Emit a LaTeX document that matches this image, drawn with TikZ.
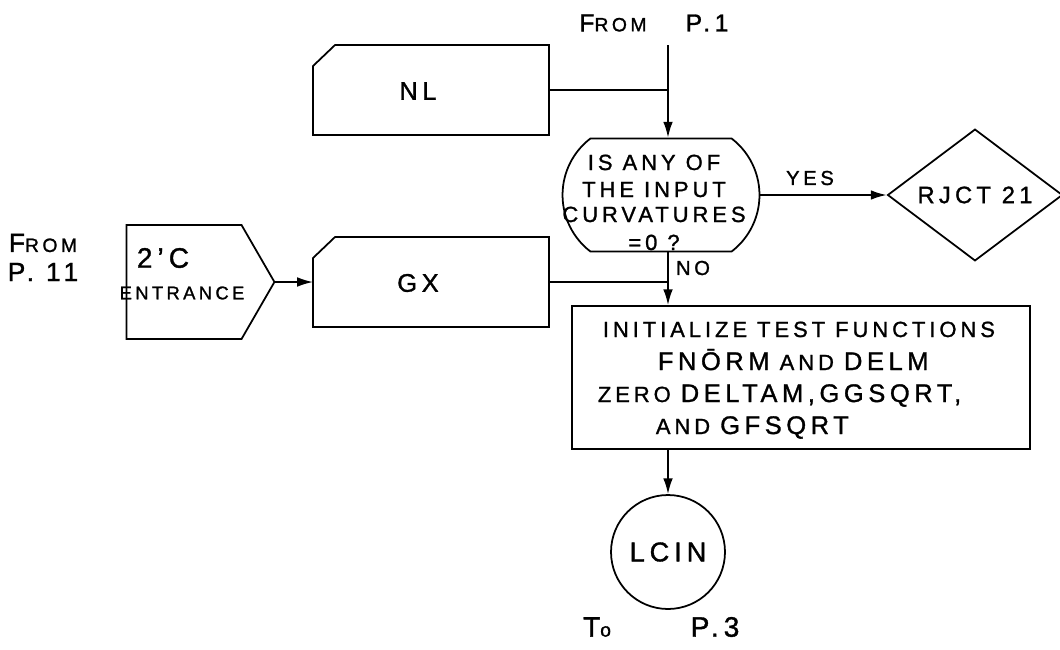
\documentclass[tikz,border=0pt]{standalone}
\usepackage{fontspec}
\setmainfont{Liberation Sans}[LetterSpace=18, FakeBold=1.2]
\usetikzlibrary{shapes.misc, shapes.geometric, shapes.symbols, arrows.meta, positioning}
\newcommand\fsz[1]{\fontsize{#1}{#1}\selectfont}

\begin{document}
\begin{tikzpicture}[x=0.02cm, y=-0.02cm, line width=1pt,
    txt/.style={inner sep=0pt, font=\fsz{12.5}},
    card/.style={rectangle, minimum width=4.72cm, minimum height=1.8cm,
        inner sep=0pt, outer sep=0pt},
    flow/.style={-{Latex[length=9pt,width=5.5pt]}}]

\useasboundingbox (0,0) rectangle (1060,649);

% Entry from page 1
\node[txt, font=\fsz{14}] (fromA) at (613,23) {F{\fsz{11}ROM}};
\node[txt, font=\fsz{14}] (pgA) at (707,23) {P.1};
\coordinate (top) at (668,45);

% Input cards NL and GX (top left corner cut off)
\node[card] (nl) at (431,90) {};
\node[txt, font=\fsz{14.5}] (nltxt) at (418,91) {NL};
\node[card] (gx) at (431,282) {};
\node[txt, font=\fsz{14.5}] (gxtxt) at (418,283) {GX};
\foreach \c in {nl,gx}
    \draw ([yshift=-0.42cm]\c.north west) -- ([xshift=0.44cm]\c.north west)
        -- (\c.north east) -- (\c.south east) -- (\c.south west) -- cycle;

% Entrance from page 11
\node[txt, font=\fsz{15}] (fromB) at (43,243) {F{\fsz{11}ROM}};
\node[txt, font=\fsz{15}] (pgB) at (43,272) {P. 11};
\node[draw, signal, signal to=east, signal pointer angle=120,
    minimum width=2.96cm, minimum height=2.28cm, inner sep=0pt] (ent) at (184,282) {};
\node[txt, font=\fsz{16}] (enttxt) at (163,258) {2’C};
\node[txt, font=\fsz{10.5}] (entlbl) at (182,293) {ENTRANCE};

% Test on the curvatures
\node[draw, rounded rectangle, rounded rectangle arc length=105,
    minimum width=3.94cm, minimum height=2.26cm, inner sep=0pt] (test) at (661,195) {};
\foreach \t/\y [count=\i] in {IS ANY OF/170, THE INPUT/197, CURVATURES/222, =0 ?/250}
    \node[txt, anchor=base] (q\i) at (654,\y) {\t};

% Reject exit
\node[draw, diamond, minimum width=3.5cm, minimum height=2.2cm, inner sep=0pt,
    font=\fsz{13.5}] (rjct) at (975,195) {RJCT 21};

% Initialization box
\node[draw, minimum width=9.16cm, minimum height=2.86cm] (init) at (801,377.5) {};
\node[txt, anchor=base west] (l1) at (602,337) {INITIALIZE TEST FUNCTIONS};
\node[txt, anchor=base west] (l2) at (657,370) {{\fsz{14.5}FN\=ORM} AND {\fsz{14.5}DELM}};
\node[txt, anchor=base west] (l3) at (597,402) {ZERO {\fsz{14.5}DELTAM,GGSQRT,}};
\node[txt, anchor=base west] (l4) at (655,434) {AND {\fsz{14.5}GFSQRT}};

% Exit to page 3
\node[draw, circle, minimum size=2.28cm, inner sep=0pt, font=\fsz{15.5}] (lcin) at (668,552) {LCIN};
\node[txt, font=\fsz{16}] (toC) at (597,627) {T{\fsz{11}o}};
\node[txt, font=\fsz{16}] (pgC) at (715,627) {P.3};

% Connectors
\draw[flow] (top) -- (top |- test.north);
\draw (nl.east) -- (nl.east -| top);
\draw[flow] (test.east) -- (rjct.west);
\node[txt, font=\fsz{11.5}] (yes) at (810,178) {YES};
\draw[flow] (top |- test.south) -- (top |- init.north);
\node[txt, font=\fsz{11.5}] (no) at (693,268) {NO};
\draw (gx.east) -- (gx.east -| top);
\draw[flow] (ent.east) -- (gx.west);
\draw[flow] (init.south -| lcin) -- (lcin.north);

\end{tikzpicture}
\end{document}
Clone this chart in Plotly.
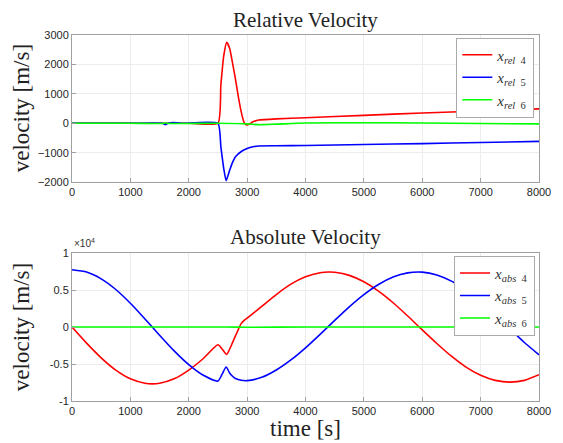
import plotly.graph_objects as go
from plotly.subplots import make_subplots

# ---------------- Relative velocity data (m/s) ----------------
t_rel4 = [0, 1000, 2000, 2500, 2550, 2600, 2650, 2700, 2750, 2800, 2850, 2900, 2950, 3000,
          3050, 3100, 3150, 3200, 3500, 4000, 5000, 6000, 7000, 8000]
v_rel4 = [0, 0, 0, 0, 1300, 2300, 2750, 2550, 2050, 1500, 900, 380, 20, -60,
          -10, 50, 85, 110, 150, 190, 270, 350, 420, 490]

t_rel5 = [0, 1000, 1550, 1580, 1600, 1620, 1650, 1700, 1800, 1900, 2500, 2550, 2600, 2640,
          2700, 2750, 2800, 2900, 3000, 3100, 3200, 3500, 4000, 5000, 6000, 7000, 8000]
v_rel5 = [0, 0, 0, -30, -45, -25, 0, 20, 15, 0, 0, -800, -1550, -1950,
          -1600, -1330, -1140, -960, -860, -800, -770, -765, -755, -720, -690, -655, -615]

t_rel6 = [0, 1000, 1580, 1600, 1620, 2500, 3000, 3200, 3500, 4000, 5000, 6000, 7000, 8000]
v_rel6 = [0, 0, 0, 20, 0, 0, -20, -50, -30, 10, 20, 10, -10, -20]

# ---------------- Absolute velocity data (m/s) ----------------
t_abs4 = [0, 250, 500, 750, 1000, 1250, 1375, 1500, 1750, 2000, 2250, 2500, 2575, 2650,
          2700, 2750, 2800, 2850, 2900, 2950, 3000, 3250, 3500, 3750, 4000, 4250, 4400,
          4500, 4750, 5000, 5250, 5500, 5750, 6000, 6250, 6500, 6750, 7000, 7250, 7500,
          7750, 8000]
v_abs4 = [0, -2170, -4160, -5820, -7000, -7600, -7680, -7600, -7000, -5820, -4250, -2400,
          -3000, -3700, -3000, -2100, -1200, -300, 500, 900, 1200, 2800, 4400, 5800, 6800,
          7350, 7450, 7410, 6990, 6120, 4860, 3290, 1500, -380, -2220, -3940, -5410, -6520,
          -7210, -7450, -7210, -6450]

t_abs5 = [0, 250, 500, 750, 1000, 1250, 1500, 1750, 2000, 2250, 2500, 2570, 2640, 2700,
          2750, 2800, 2900, 3000, 3250, 3500, 3750, 4000, 4250, 4500, 4750, 5000, 5250,
          5500, 5750, 6000, 6250, 6500, 6750, 7000, 7250, 7500, 7750, 8000]
v_abs5 = [7750, 7440, 6520, 5080, 3220, 1100, -1100, -3220, -5080, -6520, -7300, -6400,
          -5400, -6200, -6650, -6950, -7200, -7250, -6800, -5810, -4450, -2810, -980, 910,
          2740, 4390, 5760, 6770, 7330, 7430, 7050, 6210, 4970, 3410, 1630, -230, -2090, -3750]

t_abs6 = [0, 2000, 2650, 3000, 4000, 6000, 8000]
v_abs6 = [0, 0, 0, -20, 0, 0, 0]

# ---------------- Axis ticks ----------------
x_ticks = [0, 1000, 2000, 3000, 4000, 5000, 6000, 7000, 8000]
rel_ticks = [-2000, -1000, 0, 1000, 2000, 3000]
abs_tickvals = [-10000, -5000, 0, 5000, 10000]
abs_ticktext = ["-1", "-0.5", "0", "0.5", "1"]

RED, BLUE, GREEN = "#ff0000", "#0000ff", "#00ff00"
SERIF = "Liberation Serif"
SANS = "Liberation Sans"

fig = make_subplots(rows=2, cols=1)

def lbl(kind, n):
    return f"<i>x</i><sub><i>{kind}</i>  {n}</sub>"

for t, v, c, n in [(t_rel4, v_rel4, RED, 4), (t_rel5, v_rel5, BLUE, 5), (t_rel6, v_rel6, GREEN, 6)]:
    fig.add_trace(go.Scatter(x=t, y=v, mode="lines",
                             line=dict(color=c, width=1.6, shape="spline", smoothing=0.5),
                             name=lbl("rel", n), legend="legend"), row=1, col=1)

for t, v, c, n in [(t_abs4, v_abs4, RED, 4), (t_abs5, v_abs5, BLUE, 5), (t_abs6, v_abs6, GREEN, 6)]:
    fig.add_trace(go.Scatter(x=t, y=v, mode="lines",
                             line=dict(color=c, width=1.6, shape="spline", smoothing=0.6),
                             name=lbl("abs", n), legend="legend2"), row=2, col=1)

axis_common = dict(showline=True, mirror=True, linecolor="#a0a0a0", linewidth=1,
                   ticks="inside", ticklen=4, tickcolor="#a0a0a0",
                   showgrid=True, gridcolor="#ececec", gridwidth=1, zeroline=False,
                   tickfont=dict(family=SANS, size=11, color="#262626"))

fig.update_xaxes(range=[0, 8000], tickvals=x_ticks, **axis_common)
fig.update_yaxes(range=[-2000, 3000], tickvals=rel_ticks, row=1, col=1, **axis_common)
fig.update_yaxes(range=[-10000, 10000], tickvals=abs_tickvals, ticktext=abs_ticktext,
                 row=2, col=1, **axis_common)

fig.update_layout(
    width=555, height=435, autosize=False,
    margin=dict(l=64, r=15, t=27, b=42),
    paper_bgcolor="white", plot_bgcolor="white",
    xaxis=dict(domain=[0, 1]), xaxis2=dict(domain=[0, 1]),
    yaxis=dict(domain=[0.598, 1.0]), yaxis2=dict(domain=[0.0, 0.404]),
    legend=dict(x=0.823, y=0.993, xanchor="left", yanchor="top",
                bgcolor="white", bordercolor="#aaaaaa", borderwidth=1,
                font=dict(family=SERIF, size=15, color="#333333"),
                itemwidth=30, tracegroupgap=0),
    legend2=dict(x=0.818, y=0.397, xanchor="left", yanchor="top",
                 bgcolor="white", bordercolor="#aaaaaa", borderwidth=1,
                 font=dict(family=SERIF, size=15, color="#333333"),
                 itemwidth=30, tracegroupgap=0),
    showlegend=True,
)

ann_font = dict(family=SERIF, size=21, color="#222222")
lab_font = dict(family=SERIF, size=23, color="#222222")
fig.add_annotation(text="Relative Velocity", x=0.5, y=1.04, xref="paper", yref="paper",
                   showarrow=False, xanchor="center", yanchor="middle", font=ann_font)
fig.add_annotation(text="Absolute Velocity", x=0.5, y=0.448, xref="paper", yref="paper",
                   showarrow=False, xanchor="center", yanchor="middle", font=ann_font)
fig.add_annotation(text="velocity [m/s]", x=-0.109, y=0.80, xref="paper", yref="paper",
                   showarrow=False, textangle=-90, xanchor="center", yanchor="middle", font=lab_font)
fig.add_annotation(text="velocity [m/s]", x=-0.109, y=0.202, xref="paper", yref="paper",
                   showarrow=False, textangle=-90, xanchor="center", yanchor="middle", font=lab_font)
fig.add_annotation(text="time [s]", x=0.5, y=-0.074, xref="paper", yref="paper",
                   showarrow=False, xanchor="center", yanchor="middle", font=lab_font)
fig.add_annotation(text="×10<sup>4</sup>", x=0.0, y=0.41, xref="paper", yref="paper",
                   showarrow=False, xanchor="left", yanchor="bottom",
                   font=dict(family=SANS, size=10, color="#333333"))

fig.write_html("out.html")
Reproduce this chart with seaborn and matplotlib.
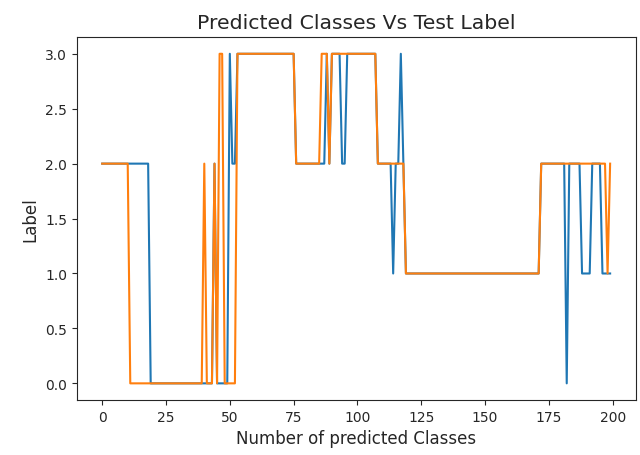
import numpy as np
import pandas as pd
import matplotlib
matplotlib.use("Agg")
import matplotlib.pyplot as plt
import seaborn as sns


# predicted class per sample (blue)
predicted = [
    2, 2, 2, 2, 2, 2, 2, 2, 2, 2, 2, 2, 2, 2, 2, 2, 2, 2, 2, 0,
    0, 0, 0, 0, 0, 0, 0, 0, 0, 0, 0, 0, 0, 0, 0, 0, 0, 0, 0, 0,
    0, 0, 0, 0, 2, 0, 0, 0, 0, 0, 3, 2, 2, 3, 3, 3, 3, 3, 3, 3,
    3, 3, 3, 3, 3, 3, 3, 3, 3, 3, 3, 3, 3, 3, 3, 3, 2, 2, 2, 2,
    2, 2, 2, 2, 2, 2, 2, 2, 3, 2, 3, 3, 3, 3, 2, 2, 3, 3, 3, 3,
    3, 3, 3, 3, 3, 3, 3, 3, 2, 2, 2, 2, 2, 2, 1, 2, 2, 3, 2, 1,
    1, 1, 1, 1, 1, 1, 1, 1, 1, 1, 1, 1, 1, 1, 1, 1, 1, 1, 1, 1,
    1, 1, 1, 1, 1, 1, 1, 1, 1, 1, 1, 1, 1, 1, 1, 1, 1, 1, 1, 1,
    1, 1, 1, 1, 1, 1, 1, 1, 1, 1, 1, 1, 2, 2, 2, 2, 2, 2, 2, 2,
    2, 2, 0, 2, 2, 2, 2, 2, 1, 1, 1, 1, 2, 2, 2, 2, 1, 1, 1, 1,
]

# test label per sample (orange)
test_label = [
    2, 2, 2, 2, 2, 2, 2, 2, 2, 2, 2, 0, 0, 0, 0, 0, 0, 0, 0, 0,
    0, 0, 0, 0, 0, 0, 0, 0, 0, 0, 0, 0, 0, 0, 0, 0, 0, 0, 0, 0,
    2, 0, 0, 0, 2, 0, 3, 3, 0, 0, 0, 0, 0, 3, 3, 3, 3, 3, 3, 3,
    3, 3, 3, 3, 3, 3, 3, 3, 3, 3, 3, 3, 3, 3, 3, 3, 2, 2, 2, 2,
    2, 2, 2, 2, 2, 2, 3, 3, 3, 2, 3, 3, 3, 3, 3, 3, 3, 3, 3, 3,
    3, 3, 3, 3, 3, 3, 3, 3, 2, 2, 2, 2, 2, 2, 2, 2, 2, 2, 2, 1,
    1, 1, 1, 1, 1, 1, 1, 1, 1, 1, 1, 1, 1, 1, 1, 1, 1, 1, 1, 1,
    1, 1, 1, 1, 1, 1, 1, 1, 1, 1, 1, 1, 1, 1, 1, 1, 1, 1, 1, 1,
    1, 1, 1, 1, 1, 1, 1, 1, 1, 1, 1, 1, 2, 2, 2, 2, 2, 2, 2, 2,
    2, 2, 2, 2, 2, 2, 2, 2, 2, 2, 2, 2, 2, 2, 2, 2, 2, 2, 1, 2,
]


if __name__ == "__main__":
    df = pd.DataFrame({
        "sample": np.arange(len(predicted)),
        "predicted": predicted,
        "test": test_label,
    })

    fig = plt.figure(figsize=(6.4, 4.56), dpi=100)
    ax = fig.add_axes([0.120, 0.121, 0.873, 0.795])

    sns.lineplot(data=df, x="sample", y="predicted", ax=ax, color="#1f77b4", linewidth=1.5)
    sns.lineplot(data=df, x="sample", y="test", ax=ax, color="#ff7f0e", linewidth=1.5)

    ax.set_xticks(np.arange(0, 201, 25))
    ax.set_yticks(np.arange(0, 3.01, 0.5))
    ax.tick_params(labelsize=10, colors="#262626")
    ax.set_title("Predicted Classes Vs Test Label", fontsize=14.7, color="#262626", pad=7)
    ax.set_xlabel("Number of predicted Classes", fontsize=12, color="#262626")
    ax.set_ylabel("Label", fontsize=12, color="#262626")
    for s in ax.spines.values():
        s.set_color("#262626")

    fig.savefig("out.png", dpi=100)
◆ ◆ ◆ ◆ ◆ ◆ ◆
PROBLEM DETAILS: Skip all pictures. Output only the lines from the one containing "Clone this chart in Plotly." to the one containing "-690, -655, -615]", both lines included.

RIGHT ANSWER:
Clone this chart in Plotly.
import plotly.graph_objects as go
from plotly.subplots import make_subplots

# ---------------- Relative velocity data (m/s) ----------------
t_rel4 = [0, 1000, 2000, 2500, 2550, 2600, 2650, 2700, 2750, 2800, 2850, 2900, 2950, 3000,
          3050, 3100, 3150, 3200, 3500, 4000, 5000, 6000, 7000, 8000]
v_rel4 = [0, 0, 0, 0, 1300, 2300, 2750, 2550, 2050, 1500, 900, 380, 20, -60,
          -10, 50, 85, 110, 150, 190, 270, 350, 420, 490]

t_rel5 = [0, 1000, 1550, 1580, 1600, 1620, 1650, 1700, 1800, 1900, 2500, 2550, 2600, 2640,
          2700, 2750, 2800, 2900, 3000, 3100, 3200, 3500, 4000, 5000, 6000, 7000, 8000]
v_rel5 = [0, 0, 0, -30, -45, -25, 0, 20, 15, 0, 0, -800, -1550, -1950,
          -1600, -1330, -1140, -960, -860, -800, -770, -765, -755, -720, -690, -655, -615]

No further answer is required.